If you’re wondering who’s behind the Pikachus popping up around Golden Gate Park, the creator of the digital craze is a Bay Area resident himself, entrepreneur John Hanke.
Hanke, who received his MBA from UC Berkeley's Haas School of Business in 1996, is the CEO and founder of the San Francisco-based software company Niantic Labs, which developed Pokémon Go as well as another augmented reality video game.
The innovator and engineer began his career at Keyhole, a software development company in Mountain View which he created and headed. After being sold to Google for $35 million in 2004, the company launched the “Earth Viewer,” which emerged as Google Earth the following year.
When Keyhole moved to Google, so did Hanke, becoming the vice president of product management for Geo, the Google team responsible for maps and street view. Hanke stayed in this role for six years until he founded Niantic Labs, which began as an internal startup and spun off into an independent company in 2015.
Then earlier this month came Niantic Lab’s breakthrough with Pokémon Go, which has managed to become a global phenomenon in the mere 12 days since its launch.

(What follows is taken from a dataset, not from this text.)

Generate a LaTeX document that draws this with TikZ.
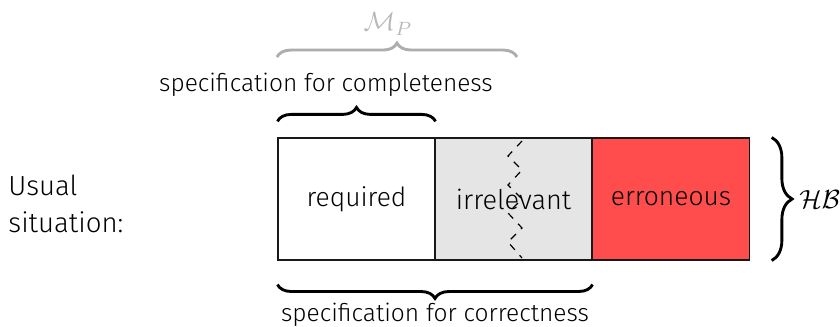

“The game itself is intended to facilitate the real-life stuff,” Hanke told Business Insider. “The reward is the encouragement and opportunity to go out and have new experiences.”
But the virtual reality, location-based aspect of the game is not new. The idea of putting a digital gaming experience into the physical world has been with Hanke since his time at Haas, where Hanke co-founded “Big Network.” The small gaming company developed one of the first online games that allowed hundreds of people to play together in a virtual environment, according to Berkeley Haas news.
Niantic Labs previously launched two projects before Pokémon Go. “Field Trip,” launched in 2014, is an application that gives you information on restaurants and other points of interest based on your location. Data that enables different Pokéstops within Pokémon Go originally appeared in Ingress, another game launched by Niantic in 2014. By the following year, Ingress had seven million players, Niantic said in a statement.
That number scarcely compares, however, to the almost 26 million U.S. gamers that Pokémon Go has accumulated in just the past two weeks, according to a Survey Monkey blog.
“We planned for success, and we provisioned our infrastructure for it,” Hanke told TIME. “We thought it would be popular. From our point of view, it’s fantastic.”
Hanke did not immediately respond on Monday to a request for an interview, leaving the most crucial question unanswered: Who is his favorite Pokémon character?